WHAT TO WORK ON: Only the number is wanted: count the lines that contain "this".

GIVEN ENTRIES:
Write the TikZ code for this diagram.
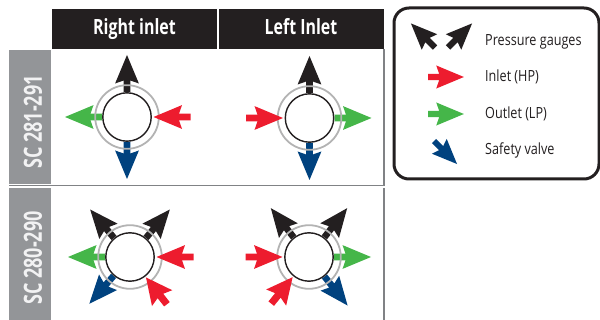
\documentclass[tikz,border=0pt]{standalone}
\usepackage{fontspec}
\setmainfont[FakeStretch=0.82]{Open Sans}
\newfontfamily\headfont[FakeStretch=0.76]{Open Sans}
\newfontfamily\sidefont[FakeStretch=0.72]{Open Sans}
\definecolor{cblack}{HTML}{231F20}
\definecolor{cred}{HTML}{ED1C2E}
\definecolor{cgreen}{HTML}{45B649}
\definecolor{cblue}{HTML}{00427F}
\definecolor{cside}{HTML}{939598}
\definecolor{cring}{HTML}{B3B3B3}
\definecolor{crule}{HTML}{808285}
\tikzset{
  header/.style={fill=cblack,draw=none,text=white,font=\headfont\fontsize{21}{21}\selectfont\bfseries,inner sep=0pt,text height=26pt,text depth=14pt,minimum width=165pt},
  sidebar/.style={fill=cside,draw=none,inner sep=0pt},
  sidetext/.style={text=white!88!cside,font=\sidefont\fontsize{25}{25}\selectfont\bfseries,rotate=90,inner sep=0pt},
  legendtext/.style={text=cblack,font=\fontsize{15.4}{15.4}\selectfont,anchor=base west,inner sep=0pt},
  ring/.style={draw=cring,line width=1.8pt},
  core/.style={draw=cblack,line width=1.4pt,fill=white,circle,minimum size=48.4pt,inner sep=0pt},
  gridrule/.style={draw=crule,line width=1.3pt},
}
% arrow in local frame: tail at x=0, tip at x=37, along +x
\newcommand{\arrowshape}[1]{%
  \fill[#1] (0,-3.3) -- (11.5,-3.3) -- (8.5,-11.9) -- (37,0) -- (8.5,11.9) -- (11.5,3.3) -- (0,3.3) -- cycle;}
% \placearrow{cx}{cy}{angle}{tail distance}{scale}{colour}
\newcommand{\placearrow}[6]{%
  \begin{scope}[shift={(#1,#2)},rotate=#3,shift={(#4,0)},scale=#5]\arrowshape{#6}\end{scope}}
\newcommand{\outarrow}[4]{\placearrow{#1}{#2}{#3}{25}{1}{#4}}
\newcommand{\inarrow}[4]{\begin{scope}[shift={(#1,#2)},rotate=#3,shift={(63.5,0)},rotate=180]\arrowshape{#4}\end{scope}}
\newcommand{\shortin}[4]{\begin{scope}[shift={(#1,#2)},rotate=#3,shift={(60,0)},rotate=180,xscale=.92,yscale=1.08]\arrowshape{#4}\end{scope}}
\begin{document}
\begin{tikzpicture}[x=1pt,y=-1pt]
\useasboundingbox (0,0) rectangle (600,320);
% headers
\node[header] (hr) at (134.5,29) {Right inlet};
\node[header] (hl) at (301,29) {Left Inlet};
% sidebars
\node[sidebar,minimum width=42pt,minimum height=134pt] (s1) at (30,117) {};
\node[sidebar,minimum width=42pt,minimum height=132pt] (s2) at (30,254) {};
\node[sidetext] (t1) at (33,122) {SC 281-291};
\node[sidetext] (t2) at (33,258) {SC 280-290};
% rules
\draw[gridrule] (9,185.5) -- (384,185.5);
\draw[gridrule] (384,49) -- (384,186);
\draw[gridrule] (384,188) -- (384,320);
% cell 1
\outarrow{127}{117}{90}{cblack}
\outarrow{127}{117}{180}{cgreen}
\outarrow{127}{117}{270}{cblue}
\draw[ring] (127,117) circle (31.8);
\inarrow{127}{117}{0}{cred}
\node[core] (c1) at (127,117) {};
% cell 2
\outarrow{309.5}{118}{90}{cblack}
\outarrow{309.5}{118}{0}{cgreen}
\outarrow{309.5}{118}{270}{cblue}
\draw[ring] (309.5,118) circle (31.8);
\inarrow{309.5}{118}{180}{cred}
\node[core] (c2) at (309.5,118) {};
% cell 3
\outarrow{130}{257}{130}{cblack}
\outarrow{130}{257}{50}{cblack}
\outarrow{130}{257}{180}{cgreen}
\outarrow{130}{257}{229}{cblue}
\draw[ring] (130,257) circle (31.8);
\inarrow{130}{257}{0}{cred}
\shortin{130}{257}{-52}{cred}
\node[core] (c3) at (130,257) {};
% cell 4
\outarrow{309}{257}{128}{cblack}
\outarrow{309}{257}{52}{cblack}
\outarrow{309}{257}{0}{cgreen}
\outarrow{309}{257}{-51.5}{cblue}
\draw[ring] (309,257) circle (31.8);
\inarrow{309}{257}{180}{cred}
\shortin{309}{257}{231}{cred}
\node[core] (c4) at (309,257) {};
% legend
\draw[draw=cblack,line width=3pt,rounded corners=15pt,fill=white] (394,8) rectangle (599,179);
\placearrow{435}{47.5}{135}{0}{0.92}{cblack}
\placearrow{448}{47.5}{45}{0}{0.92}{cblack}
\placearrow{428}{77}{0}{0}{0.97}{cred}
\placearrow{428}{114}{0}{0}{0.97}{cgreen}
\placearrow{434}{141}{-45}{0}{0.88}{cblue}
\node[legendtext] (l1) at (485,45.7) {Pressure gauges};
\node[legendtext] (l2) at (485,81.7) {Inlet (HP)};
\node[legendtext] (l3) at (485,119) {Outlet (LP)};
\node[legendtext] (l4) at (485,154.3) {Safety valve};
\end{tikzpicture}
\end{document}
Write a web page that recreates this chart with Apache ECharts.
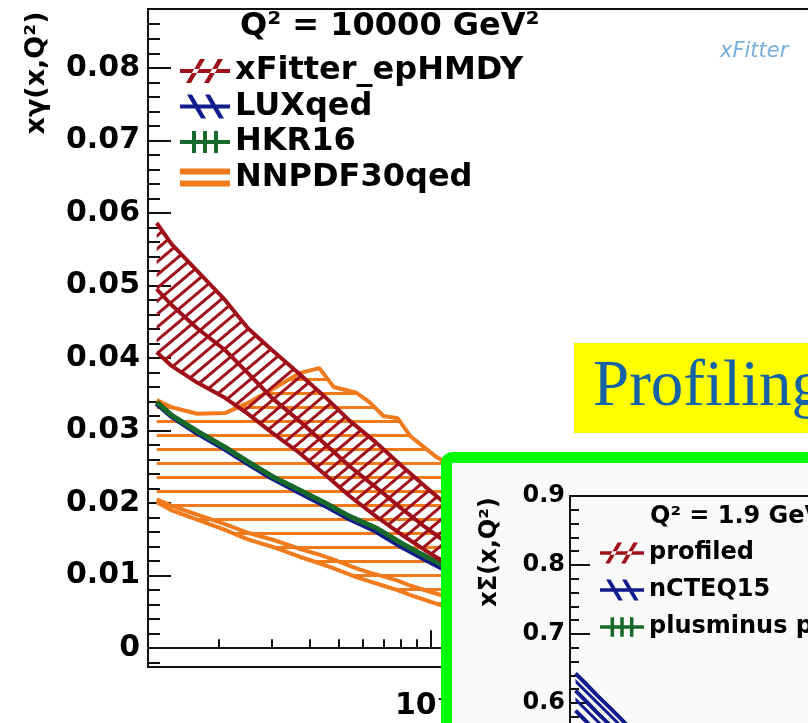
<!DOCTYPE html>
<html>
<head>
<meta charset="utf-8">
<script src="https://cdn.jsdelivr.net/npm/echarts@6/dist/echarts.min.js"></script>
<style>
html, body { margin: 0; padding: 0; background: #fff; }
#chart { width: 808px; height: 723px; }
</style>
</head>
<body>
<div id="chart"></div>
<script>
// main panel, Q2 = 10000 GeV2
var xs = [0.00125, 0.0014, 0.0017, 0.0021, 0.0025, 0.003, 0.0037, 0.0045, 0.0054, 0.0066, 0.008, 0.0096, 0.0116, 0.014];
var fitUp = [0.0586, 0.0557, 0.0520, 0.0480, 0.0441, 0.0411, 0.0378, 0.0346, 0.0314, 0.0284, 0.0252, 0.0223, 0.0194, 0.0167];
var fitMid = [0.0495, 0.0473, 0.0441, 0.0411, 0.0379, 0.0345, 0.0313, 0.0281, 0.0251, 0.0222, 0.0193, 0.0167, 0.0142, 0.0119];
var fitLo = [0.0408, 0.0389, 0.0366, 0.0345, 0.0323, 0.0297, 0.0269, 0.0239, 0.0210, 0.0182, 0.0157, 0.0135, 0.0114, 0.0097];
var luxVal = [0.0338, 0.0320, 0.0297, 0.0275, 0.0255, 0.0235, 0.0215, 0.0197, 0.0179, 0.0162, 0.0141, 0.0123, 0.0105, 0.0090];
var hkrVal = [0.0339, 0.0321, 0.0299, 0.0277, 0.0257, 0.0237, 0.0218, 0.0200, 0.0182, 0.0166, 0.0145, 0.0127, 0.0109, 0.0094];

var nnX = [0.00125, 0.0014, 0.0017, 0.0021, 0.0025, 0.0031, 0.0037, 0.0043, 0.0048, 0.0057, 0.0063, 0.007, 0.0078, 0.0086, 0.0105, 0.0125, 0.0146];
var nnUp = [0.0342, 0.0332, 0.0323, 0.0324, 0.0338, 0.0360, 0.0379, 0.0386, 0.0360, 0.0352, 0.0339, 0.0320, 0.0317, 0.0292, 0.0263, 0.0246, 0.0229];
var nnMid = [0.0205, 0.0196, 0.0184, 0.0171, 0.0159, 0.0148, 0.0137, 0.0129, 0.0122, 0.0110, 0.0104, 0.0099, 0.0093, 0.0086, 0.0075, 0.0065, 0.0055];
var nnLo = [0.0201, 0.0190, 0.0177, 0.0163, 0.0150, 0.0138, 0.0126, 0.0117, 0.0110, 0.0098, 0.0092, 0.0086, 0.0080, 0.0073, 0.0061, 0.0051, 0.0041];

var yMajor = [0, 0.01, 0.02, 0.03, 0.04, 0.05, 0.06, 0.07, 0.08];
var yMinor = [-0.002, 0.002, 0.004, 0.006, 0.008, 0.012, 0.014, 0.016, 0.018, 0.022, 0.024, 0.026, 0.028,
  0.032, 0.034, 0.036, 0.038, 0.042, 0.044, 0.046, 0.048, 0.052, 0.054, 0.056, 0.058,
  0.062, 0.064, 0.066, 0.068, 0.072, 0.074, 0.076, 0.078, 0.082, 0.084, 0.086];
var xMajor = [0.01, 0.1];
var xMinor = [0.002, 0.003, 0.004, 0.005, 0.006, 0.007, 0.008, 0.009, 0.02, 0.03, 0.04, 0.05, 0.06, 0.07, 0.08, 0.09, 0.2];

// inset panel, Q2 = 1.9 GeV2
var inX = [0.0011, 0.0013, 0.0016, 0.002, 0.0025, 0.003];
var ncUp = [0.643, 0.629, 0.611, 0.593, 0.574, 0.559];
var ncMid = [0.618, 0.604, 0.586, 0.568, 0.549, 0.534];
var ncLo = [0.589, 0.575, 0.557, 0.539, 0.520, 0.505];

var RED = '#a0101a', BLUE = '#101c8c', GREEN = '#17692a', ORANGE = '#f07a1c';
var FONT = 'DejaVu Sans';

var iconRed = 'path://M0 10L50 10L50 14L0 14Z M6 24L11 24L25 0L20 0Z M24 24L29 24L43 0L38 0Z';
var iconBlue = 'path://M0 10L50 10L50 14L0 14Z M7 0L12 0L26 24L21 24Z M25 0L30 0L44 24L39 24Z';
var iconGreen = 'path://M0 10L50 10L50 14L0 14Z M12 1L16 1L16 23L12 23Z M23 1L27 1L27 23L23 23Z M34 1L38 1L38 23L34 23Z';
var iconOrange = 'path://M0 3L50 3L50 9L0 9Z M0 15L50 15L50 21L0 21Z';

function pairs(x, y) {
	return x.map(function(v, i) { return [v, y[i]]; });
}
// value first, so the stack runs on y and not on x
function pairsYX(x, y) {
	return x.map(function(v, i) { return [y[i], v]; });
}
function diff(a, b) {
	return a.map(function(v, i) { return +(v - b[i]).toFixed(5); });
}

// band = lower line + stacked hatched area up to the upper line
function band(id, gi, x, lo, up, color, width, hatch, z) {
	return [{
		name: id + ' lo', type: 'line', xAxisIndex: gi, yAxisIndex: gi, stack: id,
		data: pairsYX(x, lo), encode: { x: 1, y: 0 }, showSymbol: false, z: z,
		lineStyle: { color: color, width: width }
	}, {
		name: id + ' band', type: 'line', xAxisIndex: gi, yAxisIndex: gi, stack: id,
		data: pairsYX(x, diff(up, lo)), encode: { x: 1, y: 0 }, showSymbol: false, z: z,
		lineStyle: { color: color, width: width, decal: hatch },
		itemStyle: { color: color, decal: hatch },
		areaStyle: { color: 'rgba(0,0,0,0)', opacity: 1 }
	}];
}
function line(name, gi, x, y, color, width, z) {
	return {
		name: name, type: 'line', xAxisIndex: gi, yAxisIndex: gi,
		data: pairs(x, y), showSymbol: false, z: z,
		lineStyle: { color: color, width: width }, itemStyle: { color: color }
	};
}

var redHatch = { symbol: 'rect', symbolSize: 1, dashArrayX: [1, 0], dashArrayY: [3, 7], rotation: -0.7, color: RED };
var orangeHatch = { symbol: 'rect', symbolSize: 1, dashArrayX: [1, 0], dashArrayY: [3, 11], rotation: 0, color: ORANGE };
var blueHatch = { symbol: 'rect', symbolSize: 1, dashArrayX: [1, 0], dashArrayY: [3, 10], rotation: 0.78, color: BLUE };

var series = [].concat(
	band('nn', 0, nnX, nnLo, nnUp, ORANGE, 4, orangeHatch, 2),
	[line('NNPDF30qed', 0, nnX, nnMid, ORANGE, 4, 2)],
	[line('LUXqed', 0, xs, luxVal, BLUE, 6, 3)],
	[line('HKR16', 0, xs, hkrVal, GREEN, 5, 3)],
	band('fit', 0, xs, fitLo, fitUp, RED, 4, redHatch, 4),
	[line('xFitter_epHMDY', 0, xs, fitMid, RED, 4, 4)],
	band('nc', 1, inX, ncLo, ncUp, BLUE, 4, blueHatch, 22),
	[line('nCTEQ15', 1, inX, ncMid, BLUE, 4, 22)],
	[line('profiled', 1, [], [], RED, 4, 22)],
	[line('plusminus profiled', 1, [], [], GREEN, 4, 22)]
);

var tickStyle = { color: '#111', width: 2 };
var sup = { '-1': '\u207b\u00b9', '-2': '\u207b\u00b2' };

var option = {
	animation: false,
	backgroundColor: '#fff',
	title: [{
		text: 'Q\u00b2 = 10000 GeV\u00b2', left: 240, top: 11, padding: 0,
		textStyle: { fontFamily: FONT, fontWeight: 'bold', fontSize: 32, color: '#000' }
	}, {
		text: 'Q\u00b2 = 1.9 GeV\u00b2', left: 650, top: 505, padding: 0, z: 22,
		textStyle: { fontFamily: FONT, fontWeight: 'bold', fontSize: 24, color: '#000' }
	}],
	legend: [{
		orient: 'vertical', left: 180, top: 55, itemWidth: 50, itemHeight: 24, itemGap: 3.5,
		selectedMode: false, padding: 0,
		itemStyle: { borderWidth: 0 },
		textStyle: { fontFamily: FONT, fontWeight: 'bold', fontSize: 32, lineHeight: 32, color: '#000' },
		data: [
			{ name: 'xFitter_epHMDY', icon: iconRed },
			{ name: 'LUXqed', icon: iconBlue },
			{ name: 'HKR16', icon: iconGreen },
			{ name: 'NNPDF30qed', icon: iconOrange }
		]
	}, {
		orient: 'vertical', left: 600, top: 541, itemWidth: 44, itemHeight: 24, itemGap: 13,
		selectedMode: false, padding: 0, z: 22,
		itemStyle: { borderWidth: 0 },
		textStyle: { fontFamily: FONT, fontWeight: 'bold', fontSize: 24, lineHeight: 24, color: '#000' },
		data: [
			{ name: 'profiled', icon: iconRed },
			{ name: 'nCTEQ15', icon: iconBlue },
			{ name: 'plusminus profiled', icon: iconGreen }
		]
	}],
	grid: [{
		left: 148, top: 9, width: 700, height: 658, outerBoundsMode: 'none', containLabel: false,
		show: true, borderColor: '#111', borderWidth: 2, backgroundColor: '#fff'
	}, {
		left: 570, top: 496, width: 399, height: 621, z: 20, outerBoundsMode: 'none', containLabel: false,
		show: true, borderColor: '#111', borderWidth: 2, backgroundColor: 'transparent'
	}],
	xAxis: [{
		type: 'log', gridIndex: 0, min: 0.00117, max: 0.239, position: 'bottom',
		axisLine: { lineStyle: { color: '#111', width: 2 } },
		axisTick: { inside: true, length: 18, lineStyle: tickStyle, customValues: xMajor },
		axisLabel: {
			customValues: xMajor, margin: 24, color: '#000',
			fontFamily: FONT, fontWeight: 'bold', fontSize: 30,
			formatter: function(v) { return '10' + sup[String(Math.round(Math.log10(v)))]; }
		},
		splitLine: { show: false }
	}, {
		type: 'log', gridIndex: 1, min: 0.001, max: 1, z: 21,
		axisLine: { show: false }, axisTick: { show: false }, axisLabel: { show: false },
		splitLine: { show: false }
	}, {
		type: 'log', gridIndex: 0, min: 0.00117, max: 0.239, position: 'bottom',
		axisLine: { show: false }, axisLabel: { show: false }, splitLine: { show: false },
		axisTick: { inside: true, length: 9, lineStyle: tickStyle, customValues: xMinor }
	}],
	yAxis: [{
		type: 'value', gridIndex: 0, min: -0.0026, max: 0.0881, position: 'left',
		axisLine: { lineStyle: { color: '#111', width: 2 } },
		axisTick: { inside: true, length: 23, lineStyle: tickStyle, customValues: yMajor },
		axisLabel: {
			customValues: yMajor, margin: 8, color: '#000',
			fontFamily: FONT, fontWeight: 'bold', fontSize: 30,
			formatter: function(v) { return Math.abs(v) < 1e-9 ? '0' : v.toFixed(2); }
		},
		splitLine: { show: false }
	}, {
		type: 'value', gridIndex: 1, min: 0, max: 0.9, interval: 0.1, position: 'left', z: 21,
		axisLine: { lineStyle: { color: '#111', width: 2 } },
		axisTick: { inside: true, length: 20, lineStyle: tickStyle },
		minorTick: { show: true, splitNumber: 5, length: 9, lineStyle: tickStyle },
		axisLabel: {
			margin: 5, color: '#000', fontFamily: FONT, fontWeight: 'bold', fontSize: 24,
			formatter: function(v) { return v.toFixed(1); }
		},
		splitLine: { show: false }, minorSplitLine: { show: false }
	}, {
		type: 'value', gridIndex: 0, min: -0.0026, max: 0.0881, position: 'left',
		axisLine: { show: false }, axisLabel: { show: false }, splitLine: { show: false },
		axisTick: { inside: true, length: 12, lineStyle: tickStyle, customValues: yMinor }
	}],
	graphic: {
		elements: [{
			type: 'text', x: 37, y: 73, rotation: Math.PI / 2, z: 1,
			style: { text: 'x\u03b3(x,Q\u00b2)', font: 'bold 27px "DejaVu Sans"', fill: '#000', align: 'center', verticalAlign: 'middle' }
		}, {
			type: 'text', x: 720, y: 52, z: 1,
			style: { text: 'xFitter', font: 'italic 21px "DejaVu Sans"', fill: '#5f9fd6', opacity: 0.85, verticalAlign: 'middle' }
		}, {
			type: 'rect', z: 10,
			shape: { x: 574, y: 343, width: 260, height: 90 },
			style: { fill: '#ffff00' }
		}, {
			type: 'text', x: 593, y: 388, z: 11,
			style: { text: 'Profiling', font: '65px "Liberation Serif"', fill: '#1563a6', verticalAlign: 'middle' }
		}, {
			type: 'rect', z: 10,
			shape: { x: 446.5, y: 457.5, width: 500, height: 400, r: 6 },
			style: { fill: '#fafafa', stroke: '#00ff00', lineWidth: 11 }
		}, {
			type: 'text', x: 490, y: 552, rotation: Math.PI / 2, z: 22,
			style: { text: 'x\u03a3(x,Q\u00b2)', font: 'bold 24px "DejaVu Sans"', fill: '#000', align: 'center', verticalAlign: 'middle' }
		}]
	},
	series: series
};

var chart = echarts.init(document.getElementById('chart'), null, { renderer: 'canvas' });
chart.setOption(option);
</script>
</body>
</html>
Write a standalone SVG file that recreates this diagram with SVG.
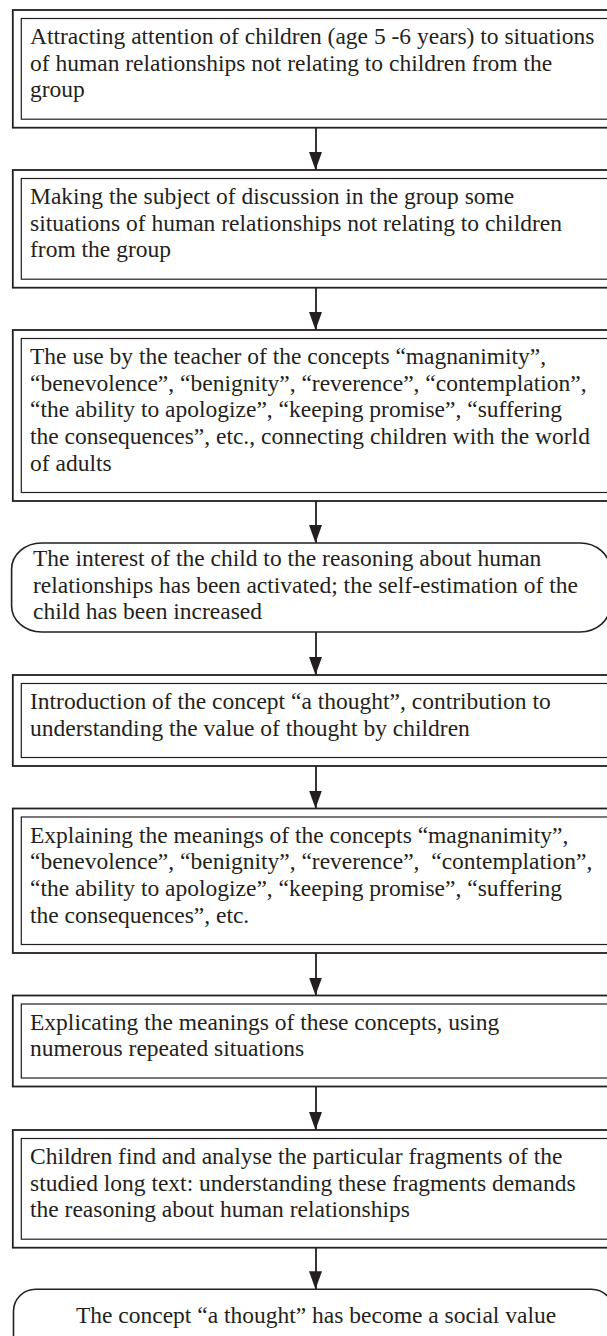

SOLUTION TO THE PROBLEM: 3